If there’s one thing I’ve learned from five years of obsessive food blog consumption, it’s that the world hardly needs another banana bread recipe.
Sure, you can jack it up with chocolate, or millet, or peanut butter, or bourbon, or cream cheese and buttermilk and icing spiked with coconut and pecans in what’s supposedly a healthy, guilt-free recipe (yeah, okay, Southern Living). But at its core, it’ll always be the same humble loaf — a cake designed to seem healthy enough for breakfast consumption, and to use up the spotty brown chiquitas on your countertop before they turn into their own thriving, fruit-fly-based, self-contained ecosystem.
All of which is my long-winded way of saying that Nonnie’s own banana bread hardly reinvents the wheel. Hell, for all I know, it is the wheel; almost none of her recipes carry citations, which means that the following could very well be the world’s very first banana bread recipe, the urtext that forms the base of all the Internet’s various bell-and-whistle-enhanced versions. Maybe Betty Crocker wrote it. Maybe Irma S. Rombauer did. Maybe it spilled forth from the pen of God Himself.
In any case, it certainly gets the job done — particularly if you like baked goods that can be assembled almost entirely via food processor. (That’s how Nonnie made it, so I made it that way too. Results were… mixed.)
Banana Bread; main text Nonnie’s, italicized asides my own
2/3 cup sugar
1 teaspoon lemon juice
3 oz. butter or margarine (cut into 6 pieces) [I used butter, figuring there’ll be plenty of margarine in my future]

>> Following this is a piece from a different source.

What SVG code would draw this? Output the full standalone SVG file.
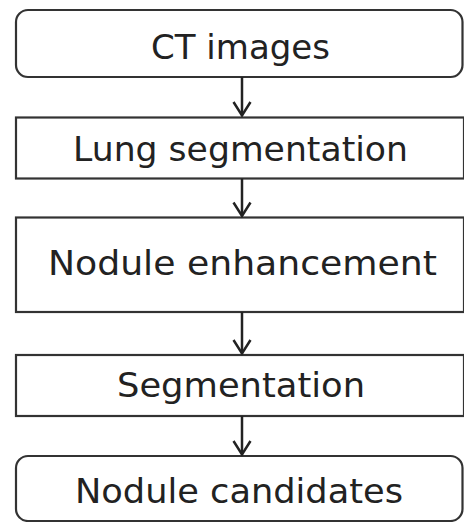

2 bananas, peeled [The peeling is a crucial step. Good thing Nonnie thought to include it]
1 cup chopped walnuts
1 1/3 cups flour
1 teaspoon vanilla
1/4 teaspoon salt
1 teaspoon baking soda
3/4 teaspoon baking powder
Mix flour, salt, baking powder, and baking soda together, and set aside. Process butter, sugar, and eggs with steel blade about 20 seconds, or until well mixed.
[Or: Realize that your crappy processor can’t possibly handle this load in that amount of time; resolve to double or triple the recipe’s time recommendations as needed, even though it also counts as cheating.]
Scrape down; add bananas and lemon juice. [Add the latter to the same teaspoon measurement you used for the baking soda for a fun fizzy effect. Science!] Process 5 seconds. [Realize only after bread is baked that the recipe never mentioned when to add the vanilla. Now would’ve probably been a good time for that.]
Scrape down. Add nuts, and turn machine on and off immediately. Remove cover and add flour mixture. Replace cover and add flour mixture. [Pray that with some strategic patting, the lid will close and mix together batter without spraying bits of old banana all over your knife block. Spoiler: It will, but just barely.]
Replace cover, and turn machine on and off 4 or 5 times or until flour just disappears. Do not overbeat. [As Joey Tribbiani once said: “Couldn’t if I wanted to!”]
Bake in well-greased loaf pan that holds 5 cups, for one hour at 350, or until toothpick tester comes out dry.
The verdict: Another winner, for the most part, although I’m not sure whether the food processor was really the time-saver Nonnie seems to have thought it’d be. Using it also meant pulverizing the walnuts into itty pieces, which tasted fine but meant any textural contrast between them and the bread was mostly lost.
Maybe I’d feel differently if my processor weren’t so dinky — but next time, I’ll probably mash the bananas by hand, then mix everything in a regular bowl.
I also wish I hadn’t listened to Nonnie’s recommended cook time. My loaf was beautifully browned, but that came at a cost — the interior wasn’t dry, exactly, but it also wasn’t quite as moist as I would’ve liked it to be. I’d recommend checking instead at 50 minutes, and continuing to bake for the full hour only if a tester doesn’t come out clean. At least the one I made looked purdy.